Moosa Raza explained that iqbal was maintained by making sure the izzat, or self-respect, of all government officials was preserved. An official, no matter how senior, would always refer to a lowly thesildar as Khan Sahib if he was a Muslim and Rao Sahib if he was a Hindu. Nowadays, the boards in collectors’ offices listing past holders of the post show that the izzat of many of them has been undermined by premature transfers engineered by politicians. Politicians don’t hesitate to rebuke officials of all ranks in public. There was the case of the foreign secretary, AP Venkatashwaran, who Rajiv Gandhi sacked during a press conference.

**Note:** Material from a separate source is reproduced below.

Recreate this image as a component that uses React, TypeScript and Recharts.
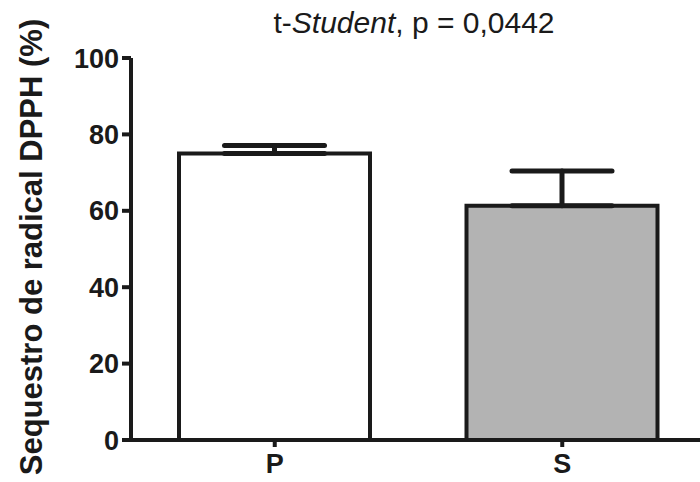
import { Bar, BarChart, Cell, ErrorBar, XAxis, YAxis } from 'recharts';

const groups = ['P', 'S'];
const means = [75, 61.3];
const errors = [2.1, 9.1];
const fills = ['#ffffff', '#b3b3b3'];
const yTicks = [0, 20, 40, 60, 80, 100];

const data = groups.map((g, i) => ({ name: g, value: means[i], err: [0, errors[i]] }));

const ink = '#1a1a1a';
const font = '"Liberation Sans", Arial, sans-serif';

export default function App() {
  return (
    <div
      style={{
        position: 'absolute',
        top: 0,
        left: 0,
        width: 700,
        height: 482,
        overflow: 'hidden',
        background: '#fff',
        fontFamily: font,
        color: ink,
      }}
    >
      <BarChart
        width={720}
        height={482}
        data={data}
        margin={{ top: 58, right: 14, bottom: 0, left: 0 }}
        style={{ fontFamily: font }}
      >
        <XAxis
          dataKey="name"
          height={42}
          stroke={ink}
          strokeWidth={4}
          tickSize={7}
          tickMargin={7}
          tick={{ fill: ink, fontSize: 27, fontWeight: 'bold' }}
        />
        <YAxis
          width={131}
          domain={[0, 100]}
          ticks={yTicks}
          stroke={ink}
          strokeWidth={4}
          tickSize={9}
          tickMargin={3}
          tick={{ fill: ink, fontSize: 27, fontWeight: 'bold' }}
        />
        <Bar dataKey="value" barSize={191} stroke={ink} strokeWidth={4} isAnimationActive={false}>
          {data.map((d, i) => (
            <Cell key={d.name} fill={fills[i]} />
          ))}
          <ErrorBar dataKey="err" direction="y" width={50} stroke={ink} strokeWidth={5} strokeLinecap="round" />
        </Bar>
      </BarChart>
      <div
        style={{
          position: 'absolute',
          top: 8,
          left: 64,
          width: 700,
          textAlign: 'center',
          fontSize: 30,
          lineHeight: 1,
          whiteSpace: 'nowrap',
        }}
      >
        t-<i>Student</i>, p = 0,0442
      </div>
      <div
        style={{
          position: 'absolute',
          left: 31,
          top: 247,
          transform: 'translate(-50%, -50%) rotate(-90deg)',
          fontSize: 31,
          fontWeight: 'bold',
          lineHeight: 1,
          whiteSpace: 'nowrap',
        }}
      >
        Sequestro de radical DPPH (%)
      </div>
    </div>
  );
}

When he was young, Moosa Raza said, officials were told never to undermine the government’s iqbal by making false promises which would not be fulfilled, or threats that could not be carried out. Nowadays, the iqbal of the government is undermined by countless regulations which are not enforceable and should have been rescinded years ago. For instance, the craze for taking photographs set off by mobile phones has made the railways look stupid by their failure to implement the obsolete ban on photography at stations. There is no respect for traffic police who, no matter how many challans they issue, are unable to instil respect for red lights in two-wheeler riders, control parking, prevent overloading, and punish those guilty of numerous other traffic offences.

Then there is the vexed subject of corruption. It would not be so prevalent if governments retained iqbal so that there was respect for the laws against giving and taking bribes, and fear of punishment.

A government which lacks iqbal is a government which invites lawlessness. If the government does not command respect, the law will not be respected either. I haven’t heard any discussion of the prevailing lawlessness in this election.